Johann et Guillaume : Nous éprouvons une appréhension autre que ce qu'on pourrait croire... Ces différents projets ont malheureusement un coût important, nous avons besoin de récolter environ 200 000 euros car il nous faut payer les réservations des hébergements pour la vingtaine de personnes qui nous accompagne, les frais afférents aux allers-retours entre la Bretagne et les Alpes, les guides de haute montagne, les divers équipements relatifs aux ascensions. C'est la raison pour laquelle nous avons ouvert une cagnotte en ligne. En attendant, nous travaillons, avec des ingénieurs et des ergothérapeutes notamment, sur la conception de la joëlette afin de la rendre la plus légère possible.
H.fr : Ce défi, c'est aussi un hommage à votre passion commune. Qu'est-ce le sport représente pour vous ?
Johann : Le sport a toujours fait partie de ma vie, et tant que je serai en mesure d'en faire, je ne m'arrêterai pas. Comme pour beaucoup d'autres personnes en situation de handicap, il m'a permis de renaître de mes cendres.
Guillaume : Le sport représente toute ma vie, je le pratique depuis l'âge de cinq ans, il m'a forgé le caractère, m'a appris à aider et respecter les autres. Il fait partie de mon équilibre de vie personnel.
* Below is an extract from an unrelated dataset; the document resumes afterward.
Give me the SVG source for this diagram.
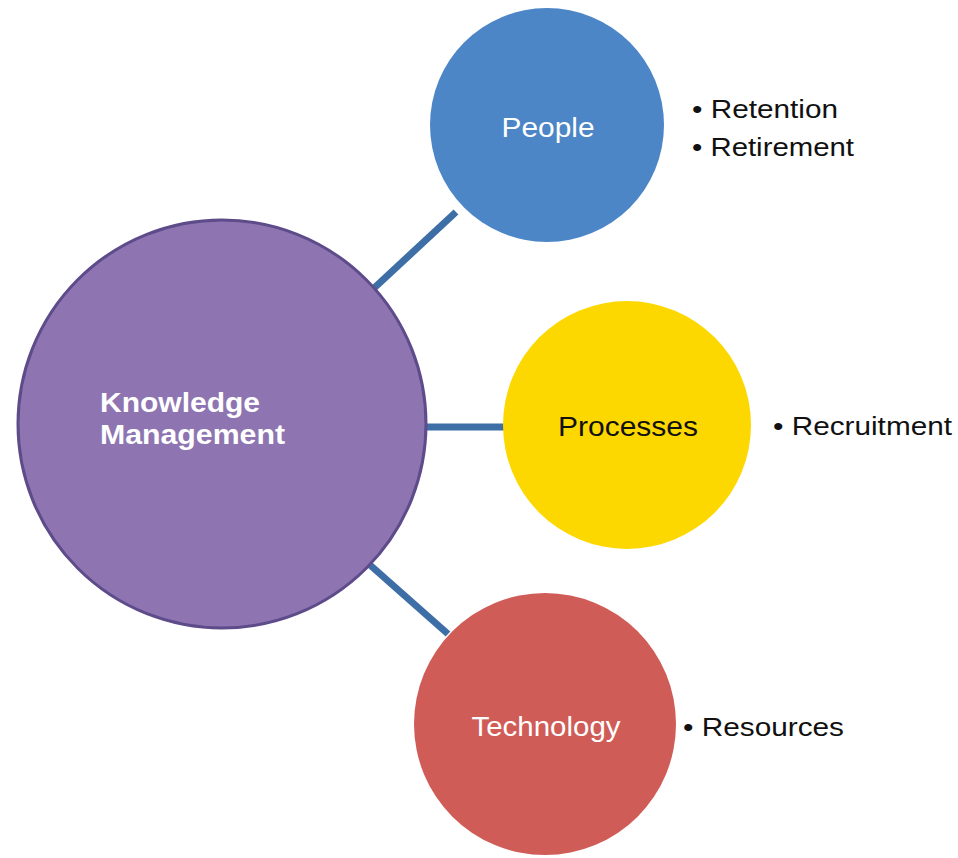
<svg xmlns="http://www.w3.org/2000/svg" width="958" height="858" viewBox="0 0 958 858">
<style>
.lbl{font-family:"Liberation Sans",Arial,sans-serif;font-size:28px;}
.bul{font-family:"Liberation Sans",Arial,sans-serif;font-size:26px;fill:#111;}
.conn{stroke:#3d6ea6;stroke-width:7;fill:none;}
</style>
<rect width="958" height="858" fill="#ffffff"/>
<g id="connectors">
<line class="conn" x1="372" y1="290" x2="456" y2="212"/>
<line class="conn" x1="425" y1="427" x2="506" y2="427"/>
<line class="conn" x1="370" y1="565" x2="448" y2="634"/>
</g>
<g id="km">
<circle cx="222" cy="424" r="204" fill="#8e75b2" stroke="#5d4b8a" stroke-width="3"/>
<text class="lbl" x="100" y="412" font-weight="bold" fill="#ffffff" textLength="160" lengthAdjust="spacingAndGlyphs">Knowledge</text>
<text class="lbl" x="100" y="444" font-weight="bold" fill="#ffffff" textLength="185" lengthAdjust="spacingAndGlyphs">Management</text>
</g>
<g id="people">
<circle cx="547" cy="125" r="117" fill="#4c86c7"/>
<text class="lbl" x="548" y="137" text-anchor="middle" fill="#ffffff" textLength="93" lengthAdjust="spacingAndGlyphs">People</text>
</g>
<g id="processes">
<circle cx="627" cy="425" r="124" fill="#fdd800"/>
<text class="lbl" x="628" y="436" text-anchor="middle" fill="#111111" textLength="140" lengthAdjust="spacingAndGlyphs">Processes</text>
</g>
<g id="technology">
<circle cx="545" cy="724" r="131" fill="#d05c57"/>
<text class="lbl" x="546" y="736" text-anchor="middle" fill="#ffffff" textLength="149" lengthAdjust="spacingAndGlyphs">Technology</text>
</g>
<g id="labels">
<text class="bul" x="692" y="118" textLength="146" lengthAdjust="spacingAndGlyphs">• Retention</text>
<text class="bul" x="692" y="156" textLength="162" lengthAdjust="spacingAndGlyphs">• Retirement</text>
<text class="bul" x="773" y="435" textLength="179" lengthAdjust="spacingAndGlyphs">• Recruitment</text>
<text class="bul" x="683" y="736" textLength="161" lengthAdjust="spacingAndGlyphs">• Resources</text>
</g>
</svg>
H.fr : Selon vous, le handicap est-il un frein à la pratique sportive ? Les médecins vous ont-ils encouragés ou plutôt dissuadés d'en faire ?
Guillaume : Les médecins m'ont encouragé tout en limitant les sports à impacts. Ma rééducation a été très longue mais, aujourd'hui, j'ai pu récupérer une bonne partie de mes facultés.
Johann : Le handicap ne peut pas être un frein à partir du moment où il est pensé intelligemment, il existe aujourd'hui de nombreuses adaptations pour pouvoir continuer à pratiquer du sport. Dès lors que l'on décide de quelque chose et que l'on s'en donne les moyens, rien n'est impossible.
H.fr : « Le handicap ne doit jamais être un frein mais, au contraire, un moteur pour se dépasser », c'est justement votre mantra. Avez-vous toujours possédé cet état d'esprit, cet optimisme ou est-ce le fruit d'une remise en question et de plusieurs années de travail ?
Johann : J'ai toujours eu une vision optimiste des différents évènements de ma vie. Lorsque je faisais face à des situations compliquées, je cherchais à les rendre faciles. Aujourd'hui, même avec une tétraplégie, ma capacité de résilience ne fait que croître.
Guillaume : La remise en question est permanente, la reprise des activités sportives et professionnelles sans réel souffrance est très longue. Ma force mentale, je l'ai travaillée pendant toutes mes années de compétitions et de rééducation. C'est un combat au quotidien où l'optimisme reste la clef du succès.